* start Provided data *

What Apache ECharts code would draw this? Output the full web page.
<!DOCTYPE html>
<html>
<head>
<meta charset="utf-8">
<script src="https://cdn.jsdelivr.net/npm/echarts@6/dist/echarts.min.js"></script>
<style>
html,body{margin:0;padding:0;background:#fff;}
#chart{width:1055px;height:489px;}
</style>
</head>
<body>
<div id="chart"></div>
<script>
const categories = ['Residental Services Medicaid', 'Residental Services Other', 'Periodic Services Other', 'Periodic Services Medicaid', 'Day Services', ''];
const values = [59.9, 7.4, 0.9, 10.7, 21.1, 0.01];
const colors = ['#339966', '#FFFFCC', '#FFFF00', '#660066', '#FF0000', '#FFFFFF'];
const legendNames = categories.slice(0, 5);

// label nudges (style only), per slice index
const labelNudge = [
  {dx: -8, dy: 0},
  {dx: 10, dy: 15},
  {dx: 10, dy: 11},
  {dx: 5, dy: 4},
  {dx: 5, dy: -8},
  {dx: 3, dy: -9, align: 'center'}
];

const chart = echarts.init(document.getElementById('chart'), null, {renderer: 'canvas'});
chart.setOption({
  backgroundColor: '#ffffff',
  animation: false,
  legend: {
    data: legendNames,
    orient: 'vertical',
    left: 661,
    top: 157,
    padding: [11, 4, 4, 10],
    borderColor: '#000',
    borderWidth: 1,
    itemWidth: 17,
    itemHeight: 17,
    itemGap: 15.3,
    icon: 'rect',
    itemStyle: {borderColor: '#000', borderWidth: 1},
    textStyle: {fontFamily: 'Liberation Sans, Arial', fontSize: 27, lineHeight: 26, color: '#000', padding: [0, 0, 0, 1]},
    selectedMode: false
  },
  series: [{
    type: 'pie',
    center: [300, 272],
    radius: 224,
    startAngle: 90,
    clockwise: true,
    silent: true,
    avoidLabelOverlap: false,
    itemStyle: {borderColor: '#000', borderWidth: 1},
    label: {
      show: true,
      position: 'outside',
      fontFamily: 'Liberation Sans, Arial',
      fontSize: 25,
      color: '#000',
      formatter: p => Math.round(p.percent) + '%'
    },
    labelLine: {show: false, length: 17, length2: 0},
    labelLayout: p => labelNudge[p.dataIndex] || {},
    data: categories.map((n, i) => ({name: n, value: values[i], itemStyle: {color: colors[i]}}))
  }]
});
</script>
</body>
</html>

* end Provided data *

## Your goal
Give the listing again, word for word.

## Full solution
What Apache ECharts code would draw this? Output the full web page.
<!DOCTYPE html>
<html>
<head>
<meta charset="utf-8">
<script src="https://cdn.jsdelivr.net/npm/echarts@6/dist/echarts.min.js"></script>
<style>
html,body{margin:0;padding:0;background:#fff;}
#chart{width:1055px;height:489px;}
</style>
</head>
<body>
<div id="chart"></div>
<script>
const categories = ['Residental Services Medicaid', 'Residental Services Other', 'Periodic Services Other', 'Periodic Services Medicaid', 'Day Services', ''];
const values = [59.9, 7.4, 0.9, 10.7, 21.1, 0.01];
const colors = ['#339966', '#FFFFCC', '#FFFF00', '#660066', '#FF0000', '#FFFFFF'];
const legendNames = categories.slice(0, 5);

// label nudges (style only), per slice index
const labelNudge = [
  {dx: -8, dy: 0},
  {dx: 10, dy: 15},
  {dx: 10, dy: 11},
  {dx: 5, dy: 4},
  {dx: 5, dy: -8},
  {dx: 3, dy: -9, align: 'center'}
];

const chart = echarts.init(document.getElementById('chart'), null, {renderer: 'canvas'});
chart.setOption({
  backgroundColor: '#ffffff',
  animation: false,
  legend: {
    data: legendNames,
    orient: 'vertical',
    left: 661,
    top: 157,
    padding: [11, 4, 4, 10],
    borderColor: '#000',
    borderWidth: 1,
    itemWidth: 17,
    itemHeight: 17,
    itemGap: 15.3,
    icon: 'rect',
    itemStyle: {borderColor: '#000', borderWidth: 1},
    textStyle: {fontFamily: 'Liberation Sans, Arial', fontSize: 27, lineHeight: 26, color: '#000', padding: [0, 0, 0, 1]},
    selectedMode: false
  },
  series: [{
    type: 'pie',
    center: [300, 272],
    radius: 224,
    startAngle: 90,
    clockwise: true,
    silent: true,
    avoidLabelOverlap: false,
    itemStyle: {borderColor: '#000', borderWidth: 1},
    label: {
      show: true,
      position: 'outside',
      fontFamily: 'Liberation Sans, Arial',
      fontSize: 25,
      color: '#000',
      formatter: p => Math.round(p.percent) + '%'
    },
    labelLine: {show: false, length: 17, length2: 0},
    labelLayout: p => labelNudge[p.dataIndex] || {},
    data: categories.map((n, i) => ({name: n, value: values[i], itemStyle: {color: colors[i]}}))
  }]
});
</script>
</body>
</html>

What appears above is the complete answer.